For sale: Crowbar, used only once.

nightmares

hhotelWhile my wife and I are both pretty avid gamers, we don’t have a lot of similar tastes.  We can both get thoroughly hooked on MMOs for months at a time, but rarely the same ones – I go back and forth between Everquest and TERA, with occasional side jaunts into questionable free-to-play Korean PvP-focused grindfests, while she has a long-standing LoTRO habit and the occasional fling with Ragnarok Online 2.

We agreed on EQ2 and Rift, to be fair, and we both quite liked DAoC.  So, come to think of it, we’ve probably agreed on MMOs more than we’ve disagreed.

But setting that aside, she doesn’t play a lot of the manshooty games, or many rhythm games, or mahjong or 3rd-person adventure types, and I don’t play many match-3s or adventure games.

But, we have recently found common ground – and a new tradition for Saturday afternoons together on the couch – in the HOPA (“Hidden Object Puzzle Adventure”) genre, which are basically digital popcorn.  They combine your traditional adventure gamey traits, like picking up random objects off the ground and touching them to everything else you find in hopes that they will interact, with logic puzzles and hidden object scenes, where you stare at piles of random junk and try to find the SPECIFIC random junk that the game is asking you to find.
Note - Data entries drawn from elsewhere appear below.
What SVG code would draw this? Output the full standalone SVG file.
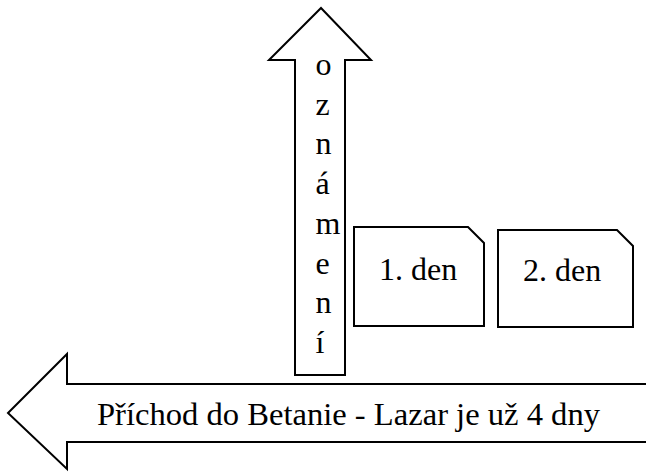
<svg xmlns="http://www.w3.org/2000/svg" width="646" height="473" viewBox="0 0 646 473">
<style>
.s{fill:#fff;stroke:#000;stroke-width:2;stroke-linejoin:miter}
.t{font-family:"Liberation Serif","Times New Roman",serif;font-size:32px;fill:#000}
</style>
<rect width="646" height="473" fill="#fff"/>
<g id="arrow-left">
<path class="s" d="M647,384 L67,384 L67,354 L8,413 L67,469 L67,442 L647,442"/>
<text class="t" x="97" y="425" style="font-size:32.6px">Příchod do Betanie - Lazar je už 4 dny</text>
</g>
<g id="arrow-up">
<path class="s" d="M295,375 L295,60 L269,60 L321,8 L371,60 L345,60 L345,375 Z"/>
<g class="t">
<text x="315.5" y="75">o</text>
<text x="315.5" y="115">z</text>
<text x="315.5" y="154">n</text>
<text x="315.5" y="194">á</text>
<text x="315.5" y="234">m</text>
<text x="315.5" y="274">e</text>
<text x="315.5" y="313">n</text>
<text x="315.5" y="353">í</text>
</g>
</g>
<g id="day1">
<path class="s" d="M354,227 L468,227 L484,243 L484,326 L354,326 Z"/>
<text class="t" x="379" y="280">1. den</text>
</g>
<g id="day2">
<path class="s" d="M498,230 L617,230 L633,246 L633,327 L498,327 Z"/>
<text class="t" x="523" y="281">2. den</text>
</g>
<g id="connectors"/>
</svg>
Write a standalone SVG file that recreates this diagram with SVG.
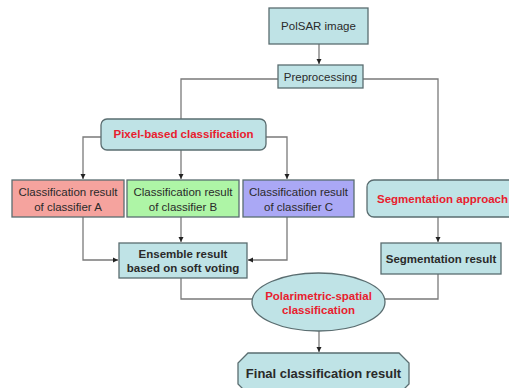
<svg xmlns="http://www.w3.org/2000/svg" width="509" height="388" viewBox="0 0 509 388">
<style>
.box{fill:#bfe3e6;stroke:#5a6d70;stroke-width:1.3}
.t{font-family:"Liberation Sans",Arial,sans-serif;font-size:11.5px;fill:#2a2a2a;text-anchor:middle}
.b{font-weight:bold}
.r{fill:#e8202e}
.ln{fill:none;stroke:#7a7a7a;stroke-width:1.3}
</style>
<defs>
<marker id="ah" markerWidth="6" markerHeight="6" refX="5" refY="3" orient="auto" markerUnits="userSpaceOnUse">
<path d="M0,0.5 L5,3 L0,5.5 Z" fill="#222"/>
</marker>
</defs>
<rect width="509" height="388" fill="#ffffff"/>
<g id="connectors">
<path class="ln" d="M319,44 V64" marker-end="url(#ah)"/>
<path class="ln" d="M278,79 H181 V119"/>
<path class="ln" d="M363,79 H438 V180"/>
<path class="ln" d="M101,137 H83 V179" marker-end="url(#ah)"/>
<path class="ln" d="M181,150 V179" marker-end="url(#ah)"/>
<path class="ln" d="M266,137 H287 V179" marker-end="url(#ah)"/>
<path class="ln" d="M181,217 V242" marker-end="url(#ah)"/>
<path class="ln" d="M83,217 V260 H118" marker-end="url(#ah)"/>
<path class="ln" d="M287,217 V260 H248" marker-end="url(#ah)"/>
<path class="ln" d="M438,217 V242" marker-end="url(#ah)"/>
<path class="ln" d="M181,278 V299 H252"/>
<path class="ln" d="M438,274 V299 H385"/>
<path class="ln" d="M319,331 V352" marker-end="url(#ah)"/>
</g>
<g id="polsar">
<rect class="box" x="269" y="8" width="99" height="36"/>
<text class="t" x="318.5" y="30">PolSAR image</text>
</g>
<g id="preprocessing">
<rect class="box" x="278" y="65" width="85" height="23"/>
<text class="t" x="320.5" y="81">Preprocessing</text>
</g>
<g id="pixel">
<rect class="box" x="101" y="119" width="165" height="31" rx="6"/>
<text class="t b r" x="183.5" y="138">Pixel-based classification</text>
</g>
<g id="classA">
<rect class="box" x="12" y="180" width="112" height="37" style="fill:#f5a39e"/>
<text class="t" x="68" y="196">Classification result</text>
<text class="t" x="68" y="211">of classifier A</text>
</g>
<g id="classB">
<rect class="box" x="127" y="180" width="112" height="37" style="fill:#aef5a6"/>
<text class="t" x="183" y="196">Classification result</text>
<text class="t" x="183" y="211">of classifier B</text>
</g>
<g id="classC">
<rect class="box" x="243" y="180" width="111" height="37" style="fill:#aaa8f5"/>
<text class="t" x="298.5" y="196">Classification result</text>
<text class="t" x="298.5" y="211">of classifier C</text>
</g>
<g id="segapproach">
<rect class="box" x="367" y="180" width="160" height="37" rx="7"/>
<text class="t b r" x="377" y="203" style="text-anchor:start">Segmentation approach</text>
</g>
<g id="ensemble">
<rect class="box" x="119" y="243" width="128" height="35"/>
<text class="t b" x="183" y="258">Ensemble result</text>
<text class="t b" x="183" y="272">based on soft voting</text>
</g>
<g id="segresult">
<rect class="box" x="381" y="243" width="120" height="31"/>
<text class="t b" x="441" y="263">Segmentation result</text>
</g>
<g id="polspatial">
<ellipse class="box" cx="318.5" cy="302" rx="66.5" ry="29"/>
<text class="t b r" x="318.5" y="300">Polarimetric-spatial</text>
<text class="t b r" x="318.5" y="314">classification</text>
</g>
<g id="final">
<polygon class="box" points="248,353 399,353 409,363 409,384 399,394 248,394 238,384 238,363"/>
<text class="t b" x="323.5" y="378" style="font-size:13px">Final classification result</text>
</g>
</svg>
Oh, and to explain the title, you tend to use each inventory object exactly once and then throw it away, which is particularly funny if you pick up, say, three separate crowbars or crowbar-equivalent tools over the course of a single game with each only being useful in one very specific location for one very specific purpose.

While Steam (praise the GabeN!) has recently started dabbling in offering more of these for sale, the Big Name in the HOPA business is Big Fish Games, a company that makes hundreds of millions of dollars every year pumping out games that fly under the radar – or beneath the notice, if I’m being more judgmental – of the “gaming industry” as represented by Ye Auld AAA publishers and the press which republishes their press releases as news articles.

There may have been a little editorial content in that last sentence.  I am allowed to be snarky.

Anyway, when I say “digital popcorn”, I mean that these things are generally inexpensive, can be consumed in a single sitting (7 hours is a very long HOPA), and make you want another one not long after finishing.  They also tend to keep their content at a G or PG level, though that doesn’t mean that they don’t have some seriously creepy stories from time to time.

It’s also fun to play these things because, let’s be honest, they make you feel smarter.  Solving puzzles is fun, and staring at a shelf covered with macabre knickknacks trying to figure out whether the “bow” the game is asking you to find is a hair bow, an archery bow, or a violin bow, or whether it’s a completely different type of bow you’ve never heard of makes for a great feeling of accomplishment when you realize that it’s the violin bow and it’s peeking out from behind the glass jar of eyeballs.

It should also be noted that these things get a little weird from time to time.  Just putting that right out there.

They also tend to be really pretty, even when they trend towards the dark. Some of these have a lot of lovingly-hand-drawn rotting corpses.

Anyway, these are great games to play as a couple because there are certain kinds of puzzles that I’m pretty good at, and certain kinds of puzzles that my wife is crazy good at, and we both enjoy trying to figure out where stuff is in the hidden object bits, and it’s a great way to spend an afternoon…

…especially when, as in the case of “Nightmares from the Deep: The Cursed Heart”, they’re on Steam and I can use them to pump up my cheevo count.

There’s two more in that series, but we elected to play through the Lovecraft-themed “Haunted Hotel: Charles Dexter Ward” after the first one and we have something about a haunted carnival on the plate for this Saturday.

The only exception to the general enjoyability of the genre so far has been the Wii version of Mystery Case Files: Musgrave Manor, which was honestly kind of a pain due to the Wii’s low resolution.  Hidden object scenes in 480P are not great, to put it gently, and we had to resort to in-game hints far more often than either of us liked.